_Records shown_
---

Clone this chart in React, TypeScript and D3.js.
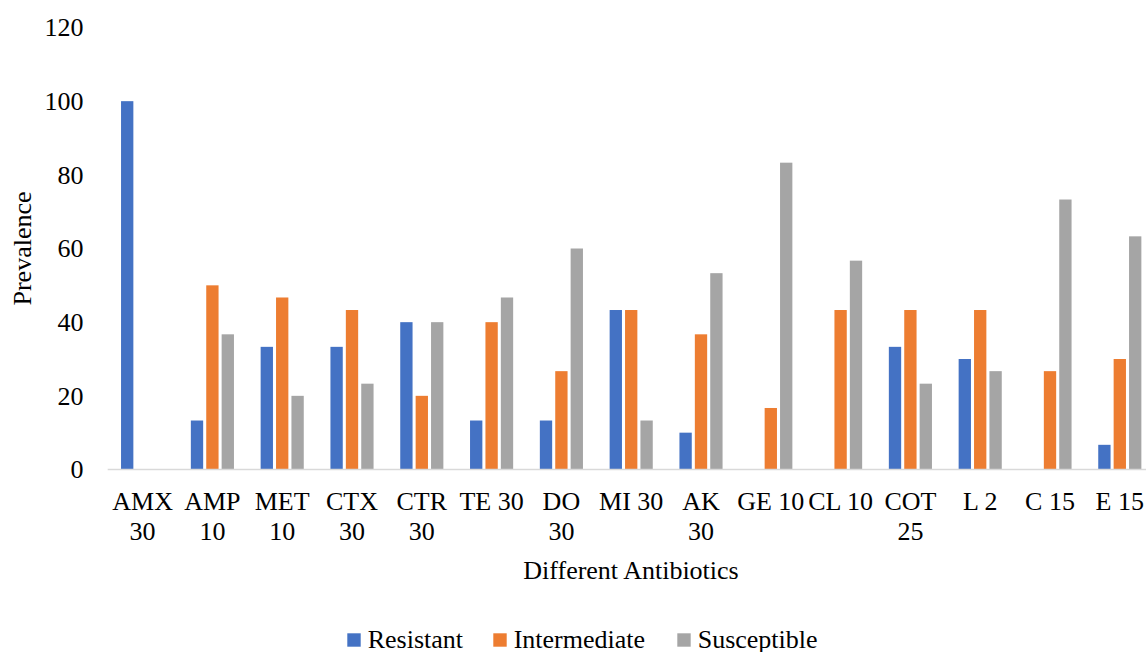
import React from "react";
import * as d3 from "d3";

const categories: string[][] = [
  ["AMX", "30"], ["AMP", "10"], ["MET", "10"], ["CTX", "30"], ["CTR", "30"],
  ["TE 30"], ["DO", "30"], ["MI 30"], ["AK", "30"], ["GE 10"], ["CL 10"],
  ["COT", "25"], ["L 2"], ["C 15"], ["E 15"],
];
const resistant = [100, 13.3, 33.3, 33.3, 40, 13.3, 13.3, 43.3, 10, 0, 0, 33.3, 30, 0, 6.7];
const intermediate = [0, 50, 46.7, 43.3, 20, 40, 26.7, 43.3, 36.7, 16.7, 43.3, 43.3, 43.3, 26.7, 30];
const susceptible = [0, 36.7, 20, 23.3, 40, 46.7, 60, 13.3, 53.3, 83.3, 56.7, 23.3, 26.7, 73.3, 63.3];
const seriesNames = ["Resistant", "Intermediate", "Susceptible"];
const seriesColors = ["#4472C4", "#ED7D31", "#A5A5A5"];
const yTicks = [0, 20, 40, 60, 80, 100, 120];

const W = 1146;
const H = 652;
const FONT = "'Liberation Serif', 'Times New Roman', serif";

export default function App() {
  const series = [resistant, intermediate, susceptible];
  const keys = categories.map((c) => c.join(" "));
  const x0 = d3.scaleBand<string>().domain(keys).range([107.7, 1154.7]).paddingInner(0).paddingOuter(0);
  const x1 = d3
    .scaleBand<string>()
    .domain(seriesNames)
    .range([-23.1, 23.1])
    .paddingInner(0.2)
    .paddingOuter(0.1);
  const y = d3.scaleLinear().domain([0, 120]).range([469.5, 27.5]);

  const legendX = [347.3, 493.3, 677.3];

  return (
    <svg
      width={W}
      height={H}
      style={{ position: "absolute", left: 0, top: 0, overflow: "hidden", background: "#fff" }}
      fontFamily={FONT}
    >
      {/* bars */}
      {series.map((vals, si) =>
        vals.map((v, ci) => {
          if (v <= 0) return null;
          const cx = (x0(keys[ci]) as number) + x0.bandwidth() / 2;
          return (
            <rect
              key={`${si}-${ci}`}
              x={cx + (x1(seriesNames[si]) as number)}
              y={y(v)}
              width={x1.bandwidth()}
              height={y(0) - y(v)}
              fill={seriesColors[si]}
            />
          );
        })
      )}
      {/* x axis line */}
      <line x1={107.7} x2={1154.7} y1={y(0)} y2={y(0)} stroke="#D9D9D9" strokeWidth={1.5} />
      {/* y tick labels */}
      {yTicks.map((t) => (
        <text key={t} x={83.5} y={y(t)} dy="0.34em" textAnchor="end" fontSize={26} fill="#000">
          {t}
        </text>
      ))}
      {/* x category labels */}
      {categories.map((lines, ci) => {
        const cx = (x0(keys[ci]) as number) + x0.bandwidth() / 2;
        return (
          <text key={ci} x={cx} y={510} textAnchor="middle" fontSize={26} fill="#000">
            {lines.map((l, li) => (
              <tspan key={li} x={cx} dy={li === 0 ? 0 : 30}>
                {l}
              </tspan>
            ))}
          </text>
        );
      })}
      {/* axis titles */}
      <text x={631} y={579} textAnchor="middle" fontSize={26} fill="#000">
        Different Antibiotics
      </text>
      <text
        transform={`translate(31,${(y(0) + y(120)) / 2}) rotate(-90)`}
        textAnchor="middle"
        fontSize={26}
        fill="#000"
      >
        Prevalence
      </text>
      {/* legend */}
      {seriesNames.map((n, i) => (
        <g key={n} transform={`translate(${legendX[i]},0)`}>
          <rect x={0} y={633.3} width={13.4} height={13.4} fill={seriesColors[i]} />
          <text x={20.4} y={648} fontSize={26} fill="#000">
            {n}
          </text>
        </g>
      ))}
    </svg>
  );
}
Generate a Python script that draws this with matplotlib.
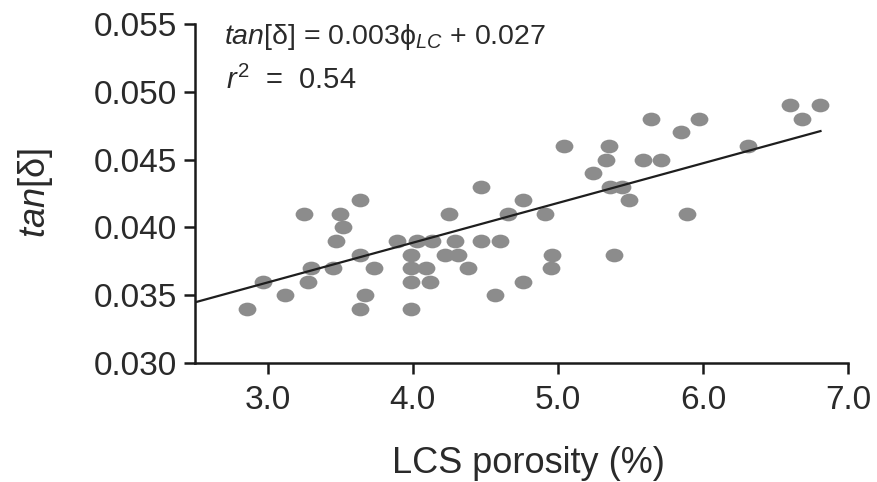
import matplotlib as mpl
mpl.use('Agg')
import matplotlib.pyplot as plt
from matplotlib.path import Path
from matplotlib.transforms import Affine2D
import numpy as np

plt.rcParams['font.family'] = ['Liberation Sans', 'DejaVu Sans']
plt.rcParams['mathtext.fontset'] = 'custom'
plt.rcParams['mathtext.rm'] = 'Liberation Sans'
plt.rcParams['mathtext.it'] = 'Liberation Sans:italic'

# LCS porosity (%) and tan[delta]
porosity = [2.86, 2.97, 3.12, 3.25, 3.28, 3.30, 3.45, 3.47, 3.50, 3.52,
            3.64, 3.64, 3.64, 3.67, 3.73, 3.89, 3.99, 3.99, 3.99, 3.99,
            4.03, 4.09, 4.12, 4.13, 4.22, 4.25, 4.29, 4.31, 4.38, 4.47,
            4.47, 4.57, 4.60, 4.66, 4.76, 4.76, 4.91, 4.96, 4.95, 5.04,
            5.24, 5.33, 5.35, 5.36, 5.44, 5.49, 5.39, 5.59, 5.64, 5.71,
            5.85, 5.89, 5.97, 6.31, 6.60, 6.68, 6.81]
tan_delta = [0.034, 0.036, 0.035, 0.041, 0.036, 0.037, 0.037, 0.039, 0.041, 0.040,
             0.042, 0.038, 0.034, 0.035, 0.037, 0.039, 0.038, 0.037, 0.036, 0.034,
             0.039, 0.037, 0.036, 0.039, 0.038, 0.041, 0.039, 0.038, 0.037, 0.043,
             0.039, 0.035, 0.039, 0.041, 0.042, 0.036, 0.041, 0.038, 0.037, 0.046,
             0.044, 0.045, 0.046, 0.043, 0.043, 0.042, 0.038, 0.045, 0.048, 0.045,
             0.047, 0.041, 0.048, 0.046, 0.049, 0.048, 0.049]

# fitted line as drawn on the chart
slope = 0.00293
intercept = 0.02715
fit_x = [2.5, max(porosity)]

xticks = [3.0, 4.0, 5.0, 6.0, 7.0]
yticks = [0.030, 0.035, 0.040, 0.045, 0.050, 0.055]

fig = plt.figure(figsize=(8.77, 4.82), dpi=100)
ax = fig.add_axes([0.2224, 0.2469, 0.7446, 0.7033])

ellipse = Affine2D().scale(1, 0.77).transform_path(Path.unit_circle())
ax.plot(porosity, tan_delta, linestyle='none', marker=ellipse, markersize=12.8,
        markerfacecolor='#8c8c8c', markeredgecolor='none', zorder=2)
ax.plot(fit_x, [slope * v + intercept for v in fit_x], color='#1e1e1e', lw=1.6, zorder=3)

ax.set_xlim(2.5, 7.0)
ax.set_ylim(0.030, 0.055)
ax.set_xticks(xticks)
ax.set_xticklabels(['%.1f' % v for v in xticks])
ax.set_yticks(yticks)
ax.set_yticklabels(['%.3f' % v for v in yticks])

for s in ['top', 'right']:
    ax.spines[s].set_visible(False)
for s in ['left', 'bottom']:
    ax.spines[s].set_linewidth(1.8)
    ax.spines[s].set_color('#1a1a1a')
ax.tick_params(width=1.8, length=8, labelsize=24, color='#1a1a1a', labelcolor='#2a2a2a')
ax.tick_params(axis='x', pad=8)
ax.tick_params(axis='y', pad=5)

ax.set_xlabel('LCS porosity (%)', fontsize=26, color='#2a2a2a')
ax.xaxis.set_label_coords(0.51, -0.245)
ax.set_ylabel(r'$\it{tan}$[δ]', fontsize=26, color='#2a2a2a')
ax.yaxis.set_label_coords(-0.214, 0.5)

ax.text(0.045, 0.962, r'$\it{tan}$[δ] = 0.003$\mathrm{\phi}_{\it{LC}}$ + 0.027',
        transform=ax.transAxes, fontsize=20.5, color='#2a2a2a', va='center')
ax.text(0.047, 0.835, r'$\it{r}^{2}$  =  0.54',
        transform=ax.transAxes, fontsize=21, color='#2a2a2a', va='center')

fig.savefig('out.png', dpi=100)
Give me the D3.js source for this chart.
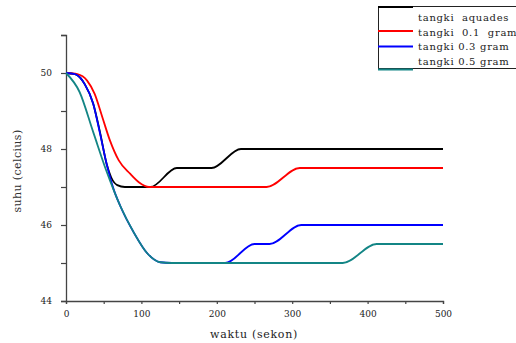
<!DOCTYPE html>
<html>
<head>
<meta charset="utf-8">
<script src="https://cdn.jsdelivr.net/npm/d3@7"></script>
<style>
  body { margin: 0; background: #fff; }
  svg { display: block; }
  text { font-family: "DejaVu Serif", "Liberation Serif", serif; white-space: pre; }
</style>
</head>
<body>
<div id="chart"></div>
<script>
// data
var xTicks = [0, 100, 200, 300, 400, 500];
var yTicks = [44, 46, 48, 50];
var seriesNames = ["tangki  aquades", "tangki  0.1  gram", "tangki 0.3 gram", "tangki 0.5 gram"];
var seriesColors = ["#000000", "#ff0000", "#0000ff", "#138585"];

var aquadesT = [0, 12, 25, 36, 45, 54, 60, 68, 78, 112, 147, 193, 232, 500];
var aquadesV = [50, 49.97, 49.7, 49.2, 48.45, 47.6, 47.25, 47.05, 47, 47, 47.5, 47.5, 48, 48];

var gram01T = [0, 15, 28, 38, 48, 58, 70, 85, 97, 110, 266, 310, 500];
var gram01V = [50, 49.97, 49.8, 49.45, 48.85, 48.24, 47.7, 47.35, 47.12, 47, 47, 47.5, 47.5];

var gram03T = [0, 12, 25, 36, 45, 54, 63, 72, 90, 108, 125, 140, 211, 250, 270, 312, 500];
var gram03V = [50, 49.97, 49.7, 49.2, 48.42, 47.6, 46.95, 46.5, 45.8, 45.25, 45.02, 45, 45, 45.5, 45.5, 46, 46];

var gram05T = [0, 18, 36, 54, 72, 90, 108, 125, 140, 367, 412, 500];
var gram05V = [50, 49.5, 48.45, 47.4, 46.5, 45.8, 45.25, 45.02, 45, 45, 45.5, 45.5];

var svgWidth = 516;
var svgHeight = 343;

var svg = d3.select("#chart")
  .append("svg")
  .attr("width", svgWidth)
  .attr("height", svgHeight);

var x = d3.scaleLinear().domain([0, 500]).range([66, 443]);
var y = d3.scaleLinear().domain([44, 51]).range([301, 35]);

// axes
var xAxis = d3.axisBottom(x)
  .tickValues(d3.range(0, 501, 50))
  .tickSize(3)
  .tickPadding(7)
  .tickFormat(d => xTicks.indexOf(d) >= 0 ? d : "");

var yAxis = d3.axisLeft(y)
  .tickValues(d3.range(44, 52, 1))
  .tickSize(5)
  .tickPadding(9)
  .tickFormat(d => yTicks.indexOf(d) >= 0 ? d : "");

var gx = svg.append("g")
  .attr("transform", "translate(0, 301)")
  .call(xAxis);
var gy = svg.append("g")
  .attr("transform", "translate(66, 0)")
  .call(yAxis);

[gx, gy].forEach(function(g) {
  g.select(".domain").attr("stroke", "#444").attr("stroke-width", 1.3);
  g.selectAll(".tick line").attr("stroke", "#444").attr("stroke-width", 1.2);
  g.selectAll(".tick text")
    .attr("fill", "#222")
    .style("font-family", "DejaVu Serif, serif")
    .style("font-size", "9px");
});

// axis titles
svg.append("text")
  .attr("x", 254)
  .attr("y", 338)
  .attr("text-anchor", "middle")
  .attr("font-size", "11px")
  .attr("letter-spacing", "0.7px")
  .attr("fill", "#222")
  .text("waktu (sekon)");

svg.append("text")
  .attr("transform", "translate(21, 171) rotate(-90)")
  .attr("text-anchor", "middle")
  .attr("font-size", "11px")
  .attr("letter-spacing", "0.4px")
  .attr("fill", "#333")
  .text("suhu (celcius)");

// lines
var series = [
  { t: aquadesT, v: aquadesV },
  { t: gram01T, v: gram01V },
  { t: gram03T, v: gram03V },
  { t: gram05T, v: gram05V }
];

var line = d3.line()
  .x(d => x(d[0]))
  .y(d => y(d[1]))
  .curve(d3.curveMonotoneX);

series.forEach(function(s, i) {
  svg.append("path")
    .datum(d3.zip(s.t, s.v))
    .attr("fill", "none")
    .attr("stroke", seriesColors[i])
    .attr("stroke-width", 1.8)
    .attr("d", line);
});

// legend
var legend = svg.append("g");
legend.append("rect")
  .attr("x", 378.5)
  .attr("y", 6.5)
  .attr("width", 160)
  .attr("height", 62)
  .attr("fill", "#fff")
  .attr("stroke", "#222")
  .attr("stroke-width", 1);

var legendLineY = [7, 31, 46.5, 69.5];
var legendTextY = [21, 36, 50, 65];
seriesNames.forEach(function(name, i) {
  legend.append("line")
    .attr("x1", 378)
    .attr("x2", 413)
    .attr("y1", legendLineY[i])
    .attr("y2", legendLineY[i])
    .attr("stroke", seriesColors[i])
    .attr("stroke-width", 2.2);
  legend.append("text")
    .attr("x", 418)
    .attr("y", legendTextY[i])
    .attr("font-size", "10px")
    .attr("letter-spacing", "0.7px")
    .attr("fill", "#222")
    .text(name);
});
</script>
</body>
</html>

---

_Written exercise_
All lines from the start of the entries above through the line containing "import * as" are to be given again exactly; the pictures are not.

_Response for this exercise_
Clone this chart in React, TypeScript and D3.js.
import React from "react";
import * as d3 from "d3";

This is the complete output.